Entre esas, la revuelta más exitosa se produjo en el país más pobre y con menor nivel de educación formal: Sudán. En él se ha formado un gobierno que habrá de conducir una transición hacia la democracia, levantando en el proceso las hipotecas autoritarias del viejo régimen. Por ejemplo, al derogar la “Ley de Orden Público”, que restringía los derechos de las mujeres, desde prohibirles el uso del pantalón en lugares públicos hasta limitar el tipo de estudios que podían realizar o los trabajos que podían desempeñar.

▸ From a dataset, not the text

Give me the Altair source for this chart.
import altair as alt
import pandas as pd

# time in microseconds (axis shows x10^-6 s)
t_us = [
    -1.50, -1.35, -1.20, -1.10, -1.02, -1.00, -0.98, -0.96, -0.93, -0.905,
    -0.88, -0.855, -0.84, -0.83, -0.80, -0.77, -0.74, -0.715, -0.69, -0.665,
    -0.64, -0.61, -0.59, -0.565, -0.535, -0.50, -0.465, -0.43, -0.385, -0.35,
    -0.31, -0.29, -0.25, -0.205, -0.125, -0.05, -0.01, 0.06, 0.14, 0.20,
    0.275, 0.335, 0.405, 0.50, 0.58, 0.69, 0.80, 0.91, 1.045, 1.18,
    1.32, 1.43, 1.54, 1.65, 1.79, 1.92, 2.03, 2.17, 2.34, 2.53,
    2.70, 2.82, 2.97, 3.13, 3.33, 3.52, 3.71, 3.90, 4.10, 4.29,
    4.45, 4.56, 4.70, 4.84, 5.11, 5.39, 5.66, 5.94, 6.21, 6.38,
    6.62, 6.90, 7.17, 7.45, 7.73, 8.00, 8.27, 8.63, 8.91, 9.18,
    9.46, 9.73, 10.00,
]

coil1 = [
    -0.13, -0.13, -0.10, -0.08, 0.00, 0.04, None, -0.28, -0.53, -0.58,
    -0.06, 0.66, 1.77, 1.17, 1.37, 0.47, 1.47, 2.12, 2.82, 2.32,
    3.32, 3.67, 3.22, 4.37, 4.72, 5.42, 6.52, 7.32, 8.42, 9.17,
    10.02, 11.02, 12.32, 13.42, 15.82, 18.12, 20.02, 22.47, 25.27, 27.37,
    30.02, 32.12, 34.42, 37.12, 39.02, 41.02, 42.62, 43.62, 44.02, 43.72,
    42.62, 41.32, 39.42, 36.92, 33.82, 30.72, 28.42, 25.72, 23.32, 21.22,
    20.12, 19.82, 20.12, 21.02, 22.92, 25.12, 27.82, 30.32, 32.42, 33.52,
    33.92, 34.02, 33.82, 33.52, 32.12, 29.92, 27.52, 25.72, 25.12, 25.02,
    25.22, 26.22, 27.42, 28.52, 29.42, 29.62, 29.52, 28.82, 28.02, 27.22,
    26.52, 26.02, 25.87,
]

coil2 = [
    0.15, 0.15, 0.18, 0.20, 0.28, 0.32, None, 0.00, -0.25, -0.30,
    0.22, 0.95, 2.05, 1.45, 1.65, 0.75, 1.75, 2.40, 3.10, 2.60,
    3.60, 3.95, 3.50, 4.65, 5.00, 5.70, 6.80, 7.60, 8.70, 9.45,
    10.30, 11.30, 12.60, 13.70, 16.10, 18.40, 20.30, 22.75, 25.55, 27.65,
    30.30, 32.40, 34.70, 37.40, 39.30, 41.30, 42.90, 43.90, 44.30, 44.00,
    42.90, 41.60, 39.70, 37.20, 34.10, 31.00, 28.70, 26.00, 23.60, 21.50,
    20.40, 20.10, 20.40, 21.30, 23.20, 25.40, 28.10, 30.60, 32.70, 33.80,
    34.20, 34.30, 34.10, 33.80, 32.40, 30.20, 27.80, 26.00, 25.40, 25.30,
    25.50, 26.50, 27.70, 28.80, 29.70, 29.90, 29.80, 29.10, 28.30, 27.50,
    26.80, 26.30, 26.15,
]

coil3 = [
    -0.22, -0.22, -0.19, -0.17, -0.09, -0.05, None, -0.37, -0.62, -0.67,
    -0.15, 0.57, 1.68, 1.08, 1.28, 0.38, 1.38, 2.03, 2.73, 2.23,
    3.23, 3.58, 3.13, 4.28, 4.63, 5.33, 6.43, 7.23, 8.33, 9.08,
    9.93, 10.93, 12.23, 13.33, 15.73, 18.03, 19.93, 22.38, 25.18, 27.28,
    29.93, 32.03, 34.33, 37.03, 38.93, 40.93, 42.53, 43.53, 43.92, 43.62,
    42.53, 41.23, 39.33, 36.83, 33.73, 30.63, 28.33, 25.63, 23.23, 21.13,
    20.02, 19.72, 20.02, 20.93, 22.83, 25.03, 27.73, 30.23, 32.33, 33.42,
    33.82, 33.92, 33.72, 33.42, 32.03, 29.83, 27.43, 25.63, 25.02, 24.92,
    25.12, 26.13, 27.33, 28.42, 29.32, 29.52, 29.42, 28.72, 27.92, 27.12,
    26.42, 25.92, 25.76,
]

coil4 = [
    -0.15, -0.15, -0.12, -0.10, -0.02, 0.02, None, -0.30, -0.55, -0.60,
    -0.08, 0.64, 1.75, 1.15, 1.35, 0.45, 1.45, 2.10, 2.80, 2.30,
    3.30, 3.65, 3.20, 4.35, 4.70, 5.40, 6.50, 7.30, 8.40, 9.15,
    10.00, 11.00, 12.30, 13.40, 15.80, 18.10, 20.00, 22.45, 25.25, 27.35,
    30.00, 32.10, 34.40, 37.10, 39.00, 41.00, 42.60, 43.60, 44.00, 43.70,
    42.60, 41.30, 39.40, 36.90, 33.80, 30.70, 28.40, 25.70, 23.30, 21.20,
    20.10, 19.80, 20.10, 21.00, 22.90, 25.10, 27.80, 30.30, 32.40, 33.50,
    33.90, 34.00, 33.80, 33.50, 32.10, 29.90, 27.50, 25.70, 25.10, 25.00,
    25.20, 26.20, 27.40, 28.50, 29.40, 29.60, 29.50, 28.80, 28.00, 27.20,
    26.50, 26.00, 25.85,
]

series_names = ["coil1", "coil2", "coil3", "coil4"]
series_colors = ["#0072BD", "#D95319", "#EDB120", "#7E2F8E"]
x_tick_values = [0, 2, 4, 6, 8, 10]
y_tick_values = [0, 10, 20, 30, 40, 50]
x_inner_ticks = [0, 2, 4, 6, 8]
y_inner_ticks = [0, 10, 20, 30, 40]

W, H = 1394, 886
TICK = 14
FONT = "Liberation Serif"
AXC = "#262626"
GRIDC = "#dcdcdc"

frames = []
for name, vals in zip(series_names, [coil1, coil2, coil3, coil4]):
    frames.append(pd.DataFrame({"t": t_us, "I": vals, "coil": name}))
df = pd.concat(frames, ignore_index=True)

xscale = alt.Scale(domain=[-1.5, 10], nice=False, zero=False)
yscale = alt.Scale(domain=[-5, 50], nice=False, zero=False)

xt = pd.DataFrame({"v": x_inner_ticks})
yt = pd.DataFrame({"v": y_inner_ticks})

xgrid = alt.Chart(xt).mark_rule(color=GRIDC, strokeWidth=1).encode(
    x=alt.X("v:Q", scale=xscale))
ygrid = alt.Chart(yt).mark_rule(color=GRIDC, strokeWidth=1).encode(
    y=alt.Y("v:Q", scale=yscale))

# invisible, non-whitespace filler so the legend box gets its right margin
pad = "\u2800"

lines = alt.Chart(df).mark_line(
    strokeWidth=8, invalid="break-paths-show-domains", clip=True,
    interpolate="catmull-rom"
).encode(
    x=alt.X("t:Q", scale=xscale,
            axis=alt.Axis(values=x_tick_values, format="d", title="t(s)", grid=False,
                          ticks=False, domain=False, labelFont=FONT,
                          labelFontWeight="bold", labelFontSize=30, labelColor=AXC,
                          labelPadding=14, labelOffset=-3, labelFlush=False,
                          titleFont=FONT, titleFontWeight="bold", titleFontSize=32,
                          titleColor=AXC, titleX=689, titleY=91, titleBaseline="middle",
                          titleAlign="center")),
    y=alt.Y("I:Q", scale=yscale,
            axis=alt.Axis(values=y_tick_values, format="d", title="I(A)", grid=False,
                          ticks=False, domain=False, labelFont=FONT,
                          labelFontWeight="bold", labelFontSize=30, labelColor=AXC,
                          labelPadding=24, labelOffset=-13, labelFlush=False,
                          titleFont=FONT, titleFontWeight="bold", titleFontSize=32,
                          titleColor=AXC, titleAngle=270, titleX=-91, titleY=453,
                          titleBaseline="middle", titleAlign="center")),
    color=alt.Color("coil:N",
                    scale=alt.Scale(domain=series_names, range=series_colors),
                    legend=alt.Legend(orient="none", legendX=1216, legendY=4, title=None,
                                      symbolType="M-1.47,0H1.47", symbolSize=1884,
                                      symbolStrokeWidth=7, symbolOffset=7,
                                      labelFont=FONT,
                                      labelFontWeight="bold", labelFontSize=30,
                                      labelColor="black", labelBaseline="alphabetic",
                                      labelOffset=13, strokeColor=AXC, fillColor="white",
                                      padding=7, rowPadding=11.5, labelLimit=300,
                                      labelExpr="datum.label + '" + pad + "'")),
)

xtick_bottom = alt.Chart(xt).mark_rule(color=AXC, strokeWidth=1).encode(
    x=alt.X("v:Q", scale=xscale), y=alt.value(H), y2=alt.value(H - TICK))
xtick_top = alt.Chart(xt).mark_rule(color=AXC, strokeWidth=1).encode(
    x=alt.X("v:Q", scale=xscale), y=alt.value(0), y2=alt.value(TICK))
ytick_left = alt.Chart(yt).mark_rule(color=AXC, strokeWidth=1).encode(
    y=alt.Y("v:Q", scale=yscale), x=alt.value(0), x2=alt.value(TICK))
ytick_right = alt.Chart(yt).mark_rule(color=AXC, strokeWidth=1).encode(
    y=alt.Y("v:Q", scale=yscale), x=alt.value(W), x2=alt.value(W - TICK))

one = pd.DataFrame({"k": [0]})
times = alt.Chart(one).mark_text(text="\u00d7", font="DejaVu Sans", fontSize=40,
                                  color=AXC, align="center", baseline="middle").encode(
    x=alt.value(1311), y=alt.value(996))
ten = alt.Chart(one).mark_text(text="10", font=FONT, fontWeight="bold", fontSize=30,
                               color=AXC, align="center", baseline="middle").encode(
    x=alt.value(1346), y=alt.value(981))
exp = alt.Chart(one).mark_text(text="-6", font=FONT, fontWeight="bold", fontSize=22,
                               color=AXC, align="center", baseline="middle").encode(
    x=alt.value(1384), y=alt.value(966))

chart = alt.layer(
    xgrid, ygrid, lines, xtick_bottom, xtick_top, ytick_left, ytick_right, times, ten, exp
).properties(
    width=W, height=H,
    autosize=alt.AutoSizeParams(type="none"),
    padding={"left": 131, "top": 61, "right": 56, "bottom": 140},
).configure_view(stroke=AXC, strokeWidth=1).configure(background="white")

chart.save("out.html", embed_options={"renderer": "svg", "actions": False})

Eso último está ligado a una característica medular que comparten las protestas en los cuatro países: su agenda secular. En Irak y el Líbano, en donde el sistema político se organiza con base en las diferencias religiosas, las protestas tienen a ese sistema como blanco de sus críticas. Una de las consignas en Irak, por ejemplo, es “No a la religión, no a la secta”, mientras en el Líbano se corea “Ni islam ni cristianismo: rebélate por la nación”. Esa es la razón por la que quienes propician la politización de las identidades religiosas (como el régimen iraní y sus aliados), ven esas protestas como una amenaza, y las reprimen a sangre y fuego.
Lo dicho refleja los cambios que tienen lugar en las sociedades árabes. Así como en 18 países de nuestra región se lleva a cabo desde los años 90 la encuesta conocida como Barómetro de las Américas, también existe el Barómetro Árabe. Según este, el respaldo a los partidos islamistas cayó desde un 35% en 2013 a un 20% en 2018, mientras la proporción de los ciudadanos árabes que dicen no ser religiosos creció en el mismo lapso desde un 8% hasta un 13%. Esa tendencia hacia la secularización es particularmente fuerte entre los menores de 30 años que, en las sociedades árabes, representan más de la mitad de la población.